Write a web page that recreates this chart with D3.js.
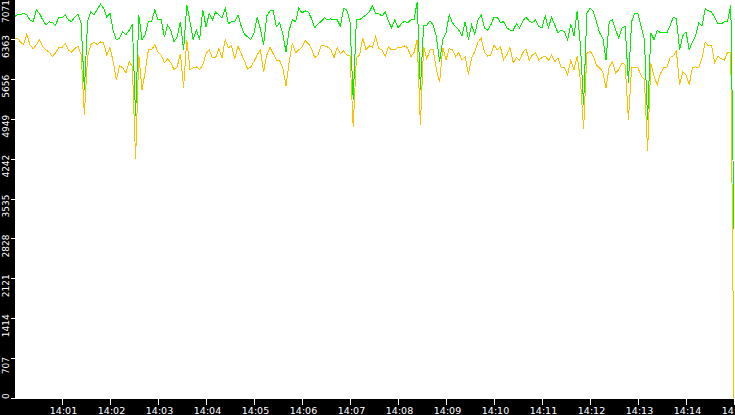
<!DOCTYPE html>
<html><head><meta charset="utf-8">
<script src="https://cdn.jsdelivr.net/npm/d3@7"></script>
<style>html,body{margin:0;padding:0;background:#000;overflow:hidden}svg{display:block}</style>
</head><body>
<svg id="chart" width="735" height="415"></svg>
<script>
// ---- data ----
const startTime = [14, 0, 0];      // 14:00:00
const stepSeconds = 4;             // one sample every 4 s
const greenSeries = [6750,6790,6790,6820,6790,6700,6670,6880,6810,6700,6610,6670,6650,6610,6750,6740,6790,6700,6670,6750,6810,6630,5460,6670,6840,6790,6880,6980,6910,
6750,6820,6510,6350,6380,6490,6440,6520,6610,4990,6790,6350,6440,6670,6670,6880,6700,6700,6400,6610,6520,6310,6400,6670,6170,6970,6670,6350,
6520,6350,6880,6580,6810,6700,6840,6790,6740,6910,6630,6670,6670,6790,6590,6450,6400,6350,6470,6750,6540,6260,6770,6860,6860,6580,6650,6450,
6130,6520,6700,6670,6910,6820,6860,6840,6720,6560,6630,6670,6740,6700,6720,6700,6700,6590,6900,6880,6670,5290,6700,6700,6750,6790,6840,6950,
6820,6810,6770,6840,6680,6560,6700,6560,6630,6680,6650,6700,6700,7020,5460,6610,6610,6680,6610,6400,5960,6350,6470,6790,6650,6580,6520,6420,
6670,6350,6610,6450,6700,6790,6560,6520,6610,6750,6750,6650,6670,6560,6520,6520,6630,6560,6680,6750,6680,6650,6700,6580,6560,6770,6560,6750,
6610,6470,6520,6490,6350,6630,6420,6860,6260,5200,6810,6910,6860,6670,6470,6380,5990,6670,6700,6520,6380,6560,6580,5590,6670,6820,6810,6580,6350,
4930,6470,6350,6520,6470,6470,6470,6590,6750,6720,6170,6420,6490,6170,6310,6420,6650,6590,6900,6860,6840,6740,6630,6630,6670,6670,6970,2990];
const orangeSeries = [6350,6380,6310,6260,6450,6260,6190,6260,6350,6220,6170,6130,6050,6120,6210,6210,6280,6170,6130,6190,6240,6080,5020,6050,6260,6310,6260,6310,6290,
6080,6210,5960,5640,5890,5850,5760,5960,5870,4230,6080,5460,5780,6170,6170,6260,6130,6080,5940,6010,5940,5820,5870,6100,5500,6350,5820,5850,
5870,5820,5900,6100,6170,6030,6030,6190,6030,6350,6210,6240,6010,6240,6100,5980,5830,5870,5960,6080,6170,5780,6080,6210,6100,5990,5980,5850,
5530,5960,6290,6120,6170,6220,6330,6280,6190,6030,6080,6240,6240,6220,6170,6030,6210,6100,6150,6080,6060,4810,6030,6080,6380,6170,6240,6220,
6400,6190,6170,6060,6220,6170,6170,6220,6210,6240,6210,6050,6120,6350,4840,6220,6010,6170,6170,5820,5600,6210,5990,6190,6170,6050,6120,5990,
6050,5730,6030,6130,6310,6380,6130,6060,6080,6260,6170,6220,5990,6080,6210,5940,6030,5990,6120,6190,5980,6080,6120,5990,6030,6060,5980,6080,
5960,6030,5850,5850,5730,5990,5820,6060,5640,4760,6100,6150,6060,5900,5850,5780,5500,5870,5960,5760,5820,5940,5900,4930,5850,5850,5850,5710,5640,
4370,5940,5710,5550,5750,5850,5850,6030,6060,6150,5550,5780,5730,5550,5850,5870,5850,6030,6310,6240,6240,5940,6060,6010,5990,6130,6130,0];
const yTickValues = [0,707,1414,2121,2828,3535,4242,4949,5656,6363,7071];
const xTickLabels = ["14:01","14:02","14:03","14:04","14:05","14:06","14:07","14:08","14:09","14:10","14:11","14:12","14:13","14:14","14:15"];
const yMax = 7071;

// ---- chart ----
const W = 735, H = 415, plotL = 15, plotB = 399;
const svg = d3.select("#chart");
svg.append("rect").attr("width", W).attr("height", H).attr("fill", "#000");
svg.append("rect").attr("x", plotL).attr("y", 0).attr("width", W - plotL).attr("height", plotB).attr("fill", "#fff");

const t0 = new Date(2000, 0, 1, startTime[0], startTime[1], startTime[2]);
const dates = greenSeries.map((_, i) => new Date(+t0 + i * stepSeconds * 1000));
const tEnd = dates[dates.length - 1];

const x = d3.scaleTime().domain([t0, tEnd]).range([14, 734]);
const y = d3.scaleLinear().domain([0, yMax]).range([398, -1]);

svg.append("clipPath").attr("id", "clip").append("rect")
  .attr("x", plotL).attr("y", 0).attr("width", W - plotL).attr("height", plotB);

const line = d3.line().x((d, i) => x(dates[i])).y(d => y(d));
const plot = svg.append("g").attr("clip-path", "url(#clip)");
plot.append("path").datum(orangeSeries).attr("d", line)
  .attr("fill", "none").attr("stroke", "#ffc000").attr("stroke-width", 1).attr("shape-rendering", "crispEdges");
plot.append("path").datum(greenSeries).attr("d", line)
  .attr("fill", "none").attr("stroke", "#00ee00").attr("stroke-width", 1).attr("shape-rendering", "crispEdges");

// x axis
const parseHM = s => { const [h, m] = s.split(":").map(Number); return new Date(2000, 0, 1, h, m, 0); };
const xTickDates = xTickLabels.map(parseHM);
const xAxis = d3.axisBottom(x).tickValues(xTickDates)
  .tickFormat((d, i) => xTickLabels[i]).tickSize(6).tickSizeOuter(0).tickPadding(2);
const gx = svg.append("g").attr("transform", `translate(0,${plotB})`).call(xAxis);
gx.select(".domain").remove();
gx.selectAll("line").attr("stroke", "#fff").attr("shape-rendering", "crispEdges");
gx.selectAll("text").attr("fill", "#fff").attr("dx", 1)
  .style("font-family", "'DejaVu Sans', sans-serif").style("font-size", "9.5px");

// y axis
const yAxis = d3.axisLeft(y).tickValues(yTickValues).tickFormat(d => String(d)).tickSize(4).tickSizeOuter(0);
const gy = svg.append("g").attr("transform", `translate(${plotL},0)`).call(yAxis);
gy.select(".domain").remove();
gy.selectAll("line").attr("stroke", "#fff").attr("shape-rendering", "crispEdges");
gy.selectAll(".tick").each(function(d) {
  const ty = y(d) + 0.5;
  const t = d3.select(this).select("text")
    .attr("fill", "#fff").attr("x", 0).attr("dy", 0).attr("text-anchor", "middle")
    .style("font-family", "'DejaVu Sans', sans-serif").style("font-size", "9px");
  const len = t.node().getComputedTextLength();
  let cy = ty + 7;
  cy = Math.max(len / 2, Math.min(plotB - len / 2, cy));
  t.attr("transform", `translate(-6.5,${cy - ty}) rotate(-90)`);
});
</script>
</body></html>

DIRECTIONS
Search the listing above for the string "this". Copy every line that contains it.

THE REPLY
Write a web page that recreates this chart with D3.js.
  const t = d3.select(this).select("text")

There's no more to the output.